Viejo amante de Berlanga (de su cine, bueno), me dispuse a presenciar otro
festival del humor, del absurdo, de la burla y muy especialmente de esa ternura
irónica (o ironía tierna) que tan bien supo modelar este cineasta.
Algo de eso hay: la insólita empresa de Michel (que parte en bicicleta
cuando faltan pocas horas para la Nochebuena del 2000) canaliza la
envidiable libertad del director para arremeter contra la
causa-efecto, la progresión dramática y cuanta convención argumental haya
pasado a formar parte de la teoría del cine.
Pero a la mayor parte de los chistes
les falta inspiración.
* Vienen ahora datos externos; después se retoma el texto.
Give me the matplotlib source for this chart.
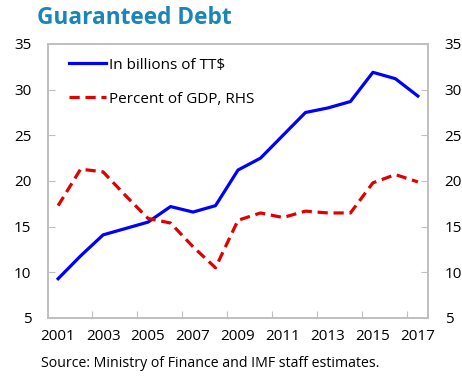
import matplotlib
matplotlib.use('Agg')
import matplotlib.pyplot as plt
import numpy as np

plt.rcParams['font.family'] = ['Open Sans', 'DejaVu Sans']

years = list(range(2001, 2018))
debt_bn = [9.3, 11.8, 14.1, 14.8, 15.5, 17.2, 16.6, 17.3, 21.2, 22.5,
           25.0, 27.5, 28.0, 28.7, 31.9, 31.2, 29.3]
debt_gdp = [17.3, 21.3, 21.0, 18.4, 15.9, 15.4, 12.8, 10.5, 15.7, 16.5,
            16.0, 16.7, 16.5, 16.5, 19.8, 20.7, 19.9]
tick_years = [str(y) for y in years[::2]]

fig = plt.figure(figsize=(4.62, 3.77), dpi=100)
ax = fig.add_axes([0.1039, 0.1565, 0.8225, 0.7268])
ax2 = ax.twinx()

x = np.arange(len(years))
l1, = ax.plot(x, debt_bn, color='#0000ff', lw=2.3, label='In billions of TT$')
l2, = ax2.plot(x, debt_gdp, color='#e00000', lw=2.3, ls=(0, (3.2, 1.8)),
               label='Percent of GDP, RHS')

for a in (ax, ax2):
    a.set_ylim(5, 35)
    a.set_yticks(range(5, 40, 5))
    a.set_xlim(-0.45, len(years) - 0.55)
    for s in a.spines.values():
        s.set_color('#bfbfbf')
        s.set_linewidth(1.2)
    a.tick_params(axis='y', direction='in', length=5, color='#bfbfbf',
                  labelsize=11, pad=12)

# category axis: ticks between pairs of years, labels on odd years
ax.set_xticks(np.arange(1.5, len(years) - 1, 2))
ax.set_xticklabels([])
ax.set_xticks(x[::2], minor=True)
ax.set_xticklabels(tick_years, minor=True)
ax.tick_params(axis='x', which='major', direction='in', length=5, color='#bfbfbf')
ax.tick_params(axis='x', which='minor', length=0, labelsize=11, pad=8)

ax.legend(handles=[l1, l2], loc='upper left', frameon=False, fontsize=11,
          handlelength=2.4, handletextpad=0.2, labelspacing=1.25,
          bbox_to_anchor=(0.02, 1.0))

fig.text(0.08, 0.952, 'Guaranteed Debt', fontsize=16.3, fontweight='bold',
         color='#1a86b8', va='center', ha='left')
fig.text(0.089, 0.016, 'Source: Ministry of Finance and IMF staff estimates.',
         fontsize=10.2, va='bottom', ha='left')

fig.savefig('out.png', dpi=100)
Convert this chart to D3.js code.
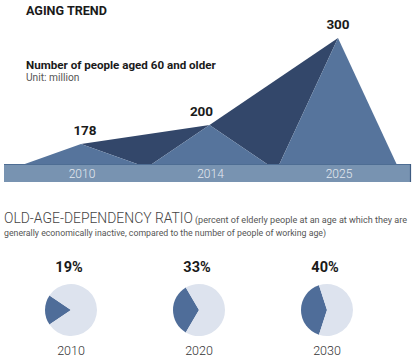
<!DOCTYPE html>
<html>
<head>
<meta charset="utf-8">
<script src="https://cdn.jsdelivr.net/npm/d3@7"></script>
<style>
  body { margin:0; background:#fff; }
  svg text { font-family: "Roboto", "Liberation Sans", sans-serif; }
</style>
</head>
<body>
<svg id="chart" width="420" height="360"></svg>
<script>
// aging trend (million people aged 60+)
var trendYears = ["2010", "2014", "2025"];
var trendValues = [178, 200, 300];

// old-age dependency ratio (%)
var ratioYears = ["2010", "2020", "2030"];
var ratioValues = [19, 33, 40];

var svg = d3.select("#chart");

// ==================== Titles ====================
svg.append("text").attr("x", 26).attr("y", 15)
	.attr("font-size", 12.6).attr("font-weight", 700).attr("fill", "#1a1a1a")
	.text("AGING TREND");
svg.append("text").attr("x", 26).attr("y", 69)
	.attr("font-size", 11.6).attr("font-weight", 700).attr("fill", "#1a1a1a")
	.text("Number of people aged 60 and older");
svg.append("text").attr("x", 26).attr("y", 81)
	.attr("font-size", 10.2).attr("fill", "#555")
	.text("Unit: million");

// ==================== Scales ====================
var base = 164;
var x = d3.scalePoint().domain(trendYears).range([81, 338]);
var y = d3.scaleLinear().domain([155, 300]).range([base, 38]);
var half = 59;

var pts = trendYears.map(function(t, i){ return {year:t, x:x(t), y:y(trendValues[i]), v:trendValues[i]}; });

// dark shapes joining the peaks
var dark = svg.append("g");
for (var i = 0; i < pts.length - 1; i++) {
	var a = pts[i], b = pts[i+1];
	dark.append("path")
		.attr("d", "M" + a.x + "," + a.y + "L" + b.x + "," + b.y +
			"L" + (b.x - half) + "," + (base + 1) + "L" + (a.x + half) + "," + (base + 1) + "Z")
		.attr("fill", "#33476a");
}

// light triangles for each year
svg.append("g").selectAll("path")
	.data(pts)
	.enter().append("path")
		.attr("d", function(d){ return "M" + (d.x - half) + "," + (base + 1) + "L" + d.x + "," + d.y + "L" + (d.x + half) + "," + (base + 1) + "Z"; })
		.attr("fill", "#56749c");

// axis band
svg.append("rect").attr("x", 4).attr("y", base).attr("width", 407).attr("height", 18)
	.attr("fill", "#7893b1");
svg.append("line").attr("x1", 4).attr("x2", 411).attr("y1", base + 0.5).attr("y2", base + 0.5)
	.attr("stroke", "#4e6d93").attr("stroke-width", 1);
svg.append("line").attr("x1", 410.5).attr("x2", 410.5).attr("y1", base).attr("y2", base + 18)
	.attr("stroke", "#3f5c82").attr("stroke-width", 1.2);

svg.append("g").selectAll("text")
	.data(pts)
	.enter().append("text")
		.attr("x", function(d){ return d.x + 1; })
		.attr("y", base + 14)
		.attr("text-anchor", "middle")
		.attr("font-size", 12).attr("font-weight", 300).attr("fill", "#e4e9f0")
		.text(function(d){ return d.year; });

// value labels
svg.append("g").selectAll("text")
	.data(pts)
	.enter().append("text")
		.attr("x", function(d, i){ return d.x + (i === 0 ? 4 : i === 1 ? -8 : 0); })
		.attr("y", function(d){ return d.y - 9; })
		.attr("text-anchor", "middle")
		.attr("font-size", 13.5).attr("font-weight", 700).attr("fill", "#1a1a1a")
		.text(function(d){ return d.v; });

// ==================== Dependency ratio ====================
svg.append("text").attr("x", 4).attr("y", 223)
	.attr("font-size", 14.4).attr("font-weight", 300).attr("fill", "#444")
	.attr("textLength", 189).attr("lengthAdjust", "spacingAndGlyphs")
	.text("OLD-AGE-DEPENDENCY RATIO");
svg.append("text").attr("x", 195).attr("y", 223)
	.attr("font-size", 9.3).attr("fill", "#555")
	.attr("textLength", 212).attr("lengthAdjust", "spacingAndGlyphs")
	.text("(percent of elderly people at an age at which they are");
svg.append("text").attr("x", 4).attr("y", 236)
	.attr("font-size", 9.3).attr("fill", "#555")
	.attr("textLength", 322).attr("lengthAdjust", "spacingAndGlyphs")
	.text("generally economically inactive, compared to the number of people of working age)");

var px = d3.scalePoint().domain(ratioYears).range([71, 327]);
var r = 26;
var arc = d3.arc().innerRadius(0).outerRadius(r);

ratioYears.forEach(function(yr, i){
	var p = ratioValues[i] / 100;
	var pie = d3.pie().sort(null)
		.startAngle(-Math.PI / 2 - p * Math.PI)
		.endAngle(3 * Math.PI / 2 - p * Math.PI);
	var g = svg.append("g").attr("transform", "translate(" + px(yr) + ",310)");
	g.selectAll("path")
		.data(pie([ratioValues[i], 100 - ratioValues[i]]))
		.enter().append("path")
			.attr("d", arc)
			.attr("fill", function(d, j){ return j === 0 ? "#4f6d99" : "#dde3ee"; });
	g.append("text").attr("x", -2).attr("y", -38)
		.attr("text-anchor", "middle")
		.attr("font-size", 14.5).attr("font-weight", 700).attr("fill", "#1a1a1a")
		.text(ratioValues[i] + "%");
	g.append("text").attr("x", 0).attr("y", 45)
		.attr("text-anchor", "middle")
		.attr("font-size", 12.5).attr("font-weight", 300).attr("fill", "#333")
		.text(yr);
});
</script>
</body>
</html>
Y la inspiración, o la energía humorística, era
clave para un relato como este, apoyado en un periplo argumental
minúsculo: las peripecias de Michel en el pueblo español de Calabuch (que
es el mismo de Calabuch, la más extraordinaria película de Berlanga
junto a Bienvenido Mr. Marshall), la primera y larga escala de su
viaje a Tombuctú. En efecto, el film no es mucho más que un centenar de
gags concentrados en las casas y las calles de ese pueblo. Algunos valen, ya
fuere porque hacen sentido como porque carecen totalmente del mismo,
pero los más giran en el limbo de la gratuidad, de la provocación por la
provocación (como las palabrotas y los pitos y las tetas que se pasan la
posta de un plano al otro), o de la boutade cansina, desinflada.
El cura zafado de Santiago Segura y el anarquista que se pasea
desnudo de Juan Diego no están del todo mal. Bienvenida esa española
veterana, deshinibida y simpática que muestra sus todavía saludables
tetas, y todas esas muchachas hermosas que hacen lo propio (aunque de
actrices no tengan nada). Pero Piccoli, ¡ay! No es que esté
demasiado viejo (que lo está) sino que luce enorme, estentórea,
llamativamente desganado. Y contagia.